If you have young children, planning for college is one of the most important things you can do for their future. There are many families that value higher education, but a great deal are unfortunately caught unprepared when the time comes for their kids to go to college because they simply never started saving or waited too long. Don’t let your family fall into this trap!
There are different types of plans when it comes to college savings, and it’s important to know the differences in order to choose the plan that is best for you and your child.
Here are some college savings options that can help you get on the right path for college planning. If you already started a plan, these examples will serve as a great refresher of how your plan works.
- 529 plan
With a 529 plan, you can save money for college, plus distributions are tax-free if used for qualified higher education expenses. But you must be careful with a 529: These accounts carry fees, expenses, and tax ramifications if not used properly. See your financial professional to get information and read the prospectuses carefully regarding risks, charges, and expenses associated with the portfolio before investing your money.

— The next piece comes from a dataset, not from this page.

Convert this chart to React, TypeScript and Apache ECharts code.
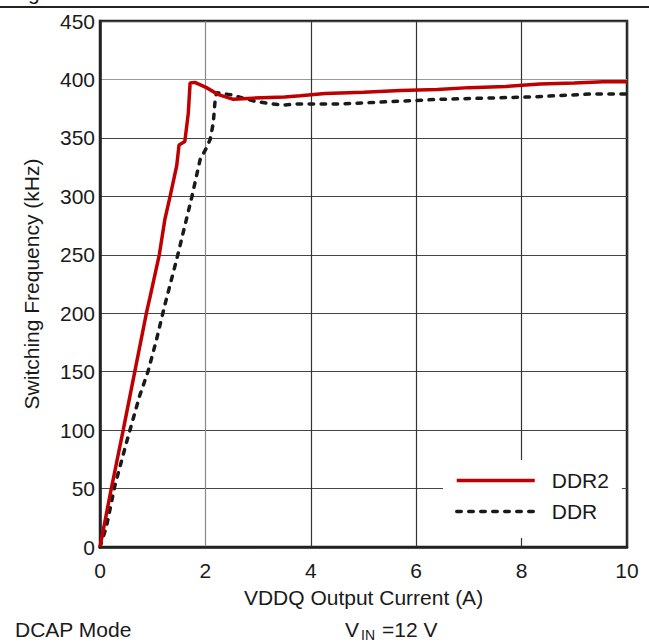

- Coverdell Education Savings Account
These accounts can also be used for K-12 education as well as college. Money grows tax-deferred and may be withdrawn federal tax-free for any qualified higher education expenses incurred by your children before age 30. After that, you will incur a 10% tax penalty and earnings will be taxed as ordinary income. You must still pay state taxes. A financial professional can help you set up this account, but remember that this plan (like most others) is exposed to the market.

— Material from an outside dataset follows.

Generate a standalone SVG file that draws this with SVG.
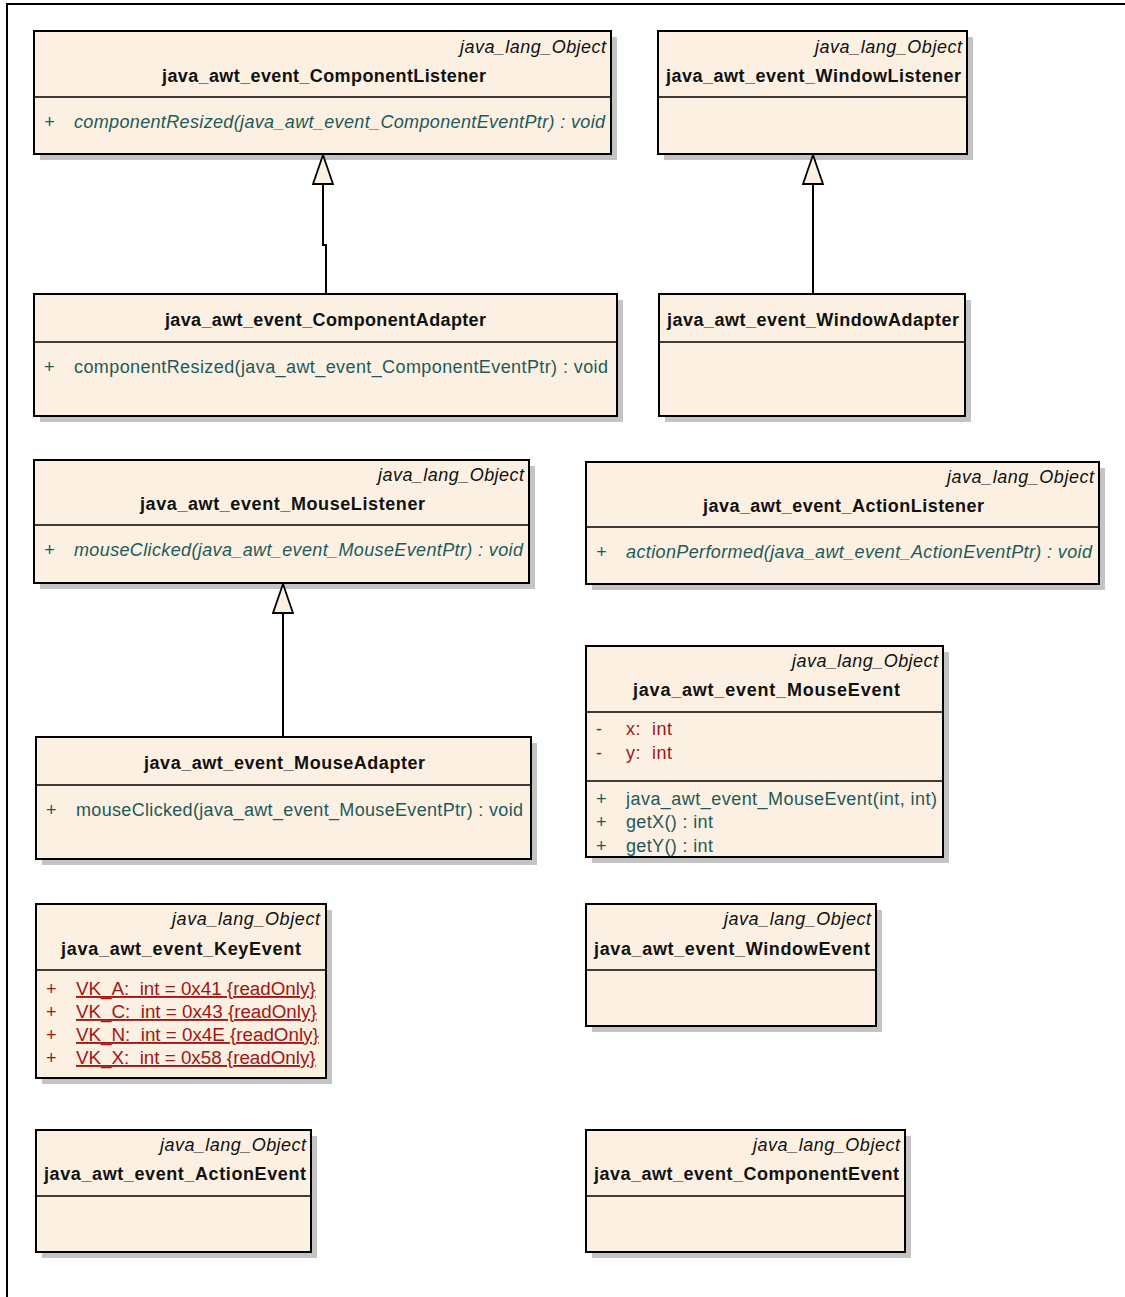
<svg xmlns="http://www.w3.org/2000/svg" width="1125" height="1297" viewBox="0 0 1125 1297">
<style>
.bg{fill:#fff}
.frame{stroke:#000;stroke-width:2;fill:none}
.shadow{fill:#c4c4c4}
.box{fill:#fbf0e1;stroke:#000;stroke-width:2}
.div{stroke:#000;stroke-width:1.5}
text{font-family:"Liberation Sans",Arial,sans-serif;font-size:18px}
.st{font-style:italic;text-anchor:end;fill:#111}
.nm{font-weight:bold;text-anchor:middle;fill:#111}
.op{fill:#1e5a5a}
.opi{fill:#1e5a5a;font-style:italic}
.at{fill:#a01616}
.u{text-decoration:underline;text-decoration-skip-ink:none;font-size:18.8px}
.conn{stroke:#000;stroke-width:2;fill:none}
</style>
<defs>
<marker id="gen" viewBox="0 0 31 22" refX="30" refY="11" markerWidth="31" markerHeight="22" markerUnits="userSpaceOnUse" orient="auto">
<path d="M1,1 L30,11 L1,21 Z" fill="#fbf0e1" stroke="#000" stroke-width="1.8"/>
</marker>
</defs>
<rect class="bg" x="0" y="0" width="1125" height="1297"/>
<path class="frame" d="M7,1297 L7,4 L1125,4"/>

<g id="ComponentListener">
<rect class="shadow" x="40" y="37" width="577" height="123"/>
<rect class="box" x="34" y="31" width="577" height="123"/>
<line class="div" x1="34" y1="97" x2="611" y2="97"/>
<text class="st" x="606" y="53" textLength="146" lengthAdjust="spacing">java_lang_Object</text>
<text class="nm" x="324" y="82" textLength="324" lengthAdjust="spacing">java_awt_event_ComponentListener</text>
<text class="opi" x="44" y="128">+</text>
<text class="opi" x="74" y="128" textLength="531" lengthAdjust="spacing">componentResized(java_awt_event_ComponentEventPtr) : void</text>
</g>

<g id="WindowListener">
<rect class="shadow" x="664" y="37" width="309" height="123"/>
<rect class="box" x="658" y="31" width="309" height="123"/>
<line class="div" x1="658" y1="97" x2="967" y2="97"/>
<text class="st" x="962" y="53" textLength="147" lengthAdjust="spacing">java_lang_Object</text>
<text class="nm" x="813.5" y="82" textLength="295" lengthAdjust="spacing">java_awt_event_WindowListener</text>
</g>

<g id="ComponentAdapter">
<rect class="shadow" x="40" y="300" width="583" height="122"/>
<rect class="box" x="34" y="294" width="583" height="122"/>
<line class="div" x1="34" y1="342" x2="617" y2="342"/>
<text class="nm" x="325.5" y="326" textLength="321" lengthAdjust="spacing">java_awt_event_ComponentAdapter</text>
<text class="op" x="44" y="373">+</text>
<text class="op" x="74" y="373" textLength="534" lengthAdjust="spacing">componentResized(java_awt_event_ComponentEventPtr) : void</text>
</g>

<g id="WindowAdapter">
<rect class="shadow" x="665" y="300" width="306" height="122"/>
<rect class="box" x="659" y="294" width="306" height="122"/>
<line class="div" x1="659" y1="342" x2="965" y2="342"/>
<text class="nm" x="813" y="326" textLength="292" lengthAdjust="spacing">java_awt_event_WindowAdapter</text>
</g>

<g id="MouseListener">
<rect class="shadow" x="40" y="466" width="495" height="123"/>
<rect class="box" x="34" y="460" width="495" height="123"/>
<line class="div" x1="34" y1="525" x2="529" y2="525"/>
<text class="st" x="524" y="481" textLength="146" lengthAdjust="spacing">java_lang_Object</text>
<text class="nm" x="282.5" y="510" textLength="285" lengthAdjust="spacing">java_awt_event_MouseListener</text>
<text class="opi" x="44" y="556">+</text>
<text class="opi" x="74" y="556" textLength="449" lengthAdjust="spacing">mouseClicked(java_awt_event_MouseEventPtr) : void</text>
</g>

<g id="ActionListener">
<rect class="shadow" x="592" y="468" width="513" height="122"/>
<rect class="box" x="586" y="462" width="513" height="122"/>
<line class="div" x1="586" y1="527" x2="1099" y2="527"/>
<text class="st" x="1094" y="483" textLength="147" lengthAdjust="spacing">java_lang_Object</text>
<text class="nm" x="843.5" y="512" textLength="281" lengthAdjust="spacing">java_awt_event_ActionListener</text>
<text class="opi" x="596" y="558">+</text>
<text class="opi" x="626" y="558" textLength="466" lengthAdjust="spacing">actionPerformed(java_awt_event_ActionEventPtr) : void</text>
</g>

<g id="MouseEvent">
<rect class="shadow" x="592" y="652" width="357" height="211"/>
<rect class="box" x="586" y="646" width="357" height="211"/>
<line class="div" x1="586" y1="712" x2="943" y2="712"/>
<line class="div" x1="586" y1="781" x2="943" y2="781"/>
<text class="st" x="938" y="667" textLength="146" lengthAdjust="spacing">java_lang_Object</text>
<text class="nm" x="766.5" y="696" textLength="267" lengthAdjust="spacing">java_awt_event_MouseEvent</text>
<text class="at" x="596" y="735">-</text>
<text class="at" x="626" y="735" textLength="46" lengthAdjust="spacing" xml:space="preserve">x:  int</text>
<text class="at" x="596" y="759">-</text>
<text class="at" x="626" y="759" textLength="46" lengthAdjust="spacing" xml:space="preserve">y:  int</text>
<text class="op" x="596" y="805">+</text>
<text class="op" x="626" y="805" textLength="311" lengthAdjust="spacing">java_awt_event_MouseEvent(int, int)</text>
<text class="op" x="596" y="828">+</text>
<text class="op" x="626" y="828" textLength="87" lengthAdjust="spacing">getX() : int</text>
<text class="op" x="596" y="852">+</text>
<text class="op" x="626" y="852" textLength="87" lengthAdjust="spacing">getY() : int</text>
</g>

<g id="MouseAdapter">
<rect class="shadow" x="42" y="743" width="495" height="122"/>
<rect class="box" x="36" y="737" width="495" height="122"/>
<line class="div" x1="36" y1="785" x2="531" y2="785"/>
<text class="nm" x="284.5" y="769" textLength="281" lengthAdjust="spacing">java_awt_event_MouseAdapter</text>
<text class="op" x="46" y="816">+</text>
<text class="op" x="76" y="816" textLength="447" lengthAdjust="spacing">mouseClicked(java_awt_event_MouseEventPtr) : void</text>
</g>

<g id="KeyEvent">
<rect class="shadow" x="42" y="910" width="290" height="174"/>
<rect class="box" x="36" y="904" width="290" height="174"/>
<line class="div" x1="36" y1="970" x2="326" y2="970"/>
<text class="st" x="320" y="925" textLength="148" lengthAdjust="spacing">java_lang_Object</text>
<text class="nm" x="181" y="955" textLength="240" lengthAdjust="spacing">java_awt_event_KeyEvent</text>
<text class="at" x="46" y="995">+</text>
<text class="at u" x="76" y="995" xml:space="preserve">VK_A:  int = 0x41 {readOnly}</text>
<text class="at" x="46" y="1018">+</text>
<text class="at u" x="76" y="1018" xml:space="preserve">VK_C:  int = 0x43 {readOnly}</text>
<text class="at" x="46" y="1041">+</text>
<text class="at u" x="76" y="1041" xml:space="preserve">VK_N:  int = 0x4E {readOnly}</text>
<text class="at" x="46" y="1064">+</text>
<text class="at u" x="76" y="1064" xml:space="preserve">VK_X:  int = 0x58 {readOnly}</text>
</g>

<g id="WindowEvent">
<rect class="shadow" x="592" y="910" width="290" height="122"/>
<rect class="box" x="586" y="904" width="290" height="122"/>
<line class="div" x1="586" y1="970" x2="876" y2="970"/>
<text class="st" x="871" y="925" textLength="147" lengthAdjust="spacing">java_lang_Object</text>
<text class="nm" x="732" y="955" textLength="276" lengthAdjust="spacing">java_awt_event_WindowEvent</text>
</g>

<g id="ActionEvent">
<rect class="shadow" x="42" y="1136" width="275" height="122"/>
<rect class="box" x="36" y="1130" width="275" height="122"/>
<line class="div" x1="36" y1="1196" x2="311" y2="1196"/>
<text class="st" x="306" y="1151" textLength="146" lengthAdjust="spacing">java_lang_Object</text>
<text class="nm" x="175" y="1180" textLength="262" lengthAdjust="spacing">java_awt_event_ActionEvent</text>
</g>

<g id="ComponentEvent">
<rect class="shadow" x="592" y="1136" width="319" height="122"/>
<rect class="box" x="586" y="1130" width="319" height="122"/>
<line class="div" x1="586" y1="1196" x2="905" y2="1196"/>
<text class="st" x="900" y="1151" textLength="147" lengthAdjust="spacing">java_lang_Object</text>
<text class="nm" x="746.5" y="1180" textLength="305" lengthAdjust="spacing">java_awt_event_ComponentEvent</text>
</g>

<g id="connectors">
<path class="conn" d="M326,294 L326,245 L323,245 L323,155" marker-end="url(#gen)"/>
<path class="conn" d="M813,294 L813,155" marker-end="url(#gen)"/>
<path class="conn" d="M283,737 L283,584" marker-end="url(#gen)"/>
</g>
</svg>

- UGMA and UTMA (Uniform Transfers to Minors and Uniform Gift to Minors)
These multi-purpose savings accounts are frequently used for college. When you put money in these accounts, you are making a gift to your children; when they turn 18 or 21, they can withdraw the money for college. This money can be used for anything, but it could lessen your child’s chances to qualify for financial aid, as it is considered income.
- Mutual Funds
If you put your money in the hands of a professional money manager who invests in mutual funds, thereby exposing your money to the volatility of the market (like in 2008), how can you be sure your savings will be enough for college? This really isn’t the best option for something like a college savings plan. I advise you to talk to your financial planner about the above plans instead.
Planning for a college education seems complicated, but it’s not as hard as you think. Getting good advice and starting when your kids are young will set your kids up for a bright future! I owe my educational success to my parents for doing just that—how else would I have become the world’s smartest dog?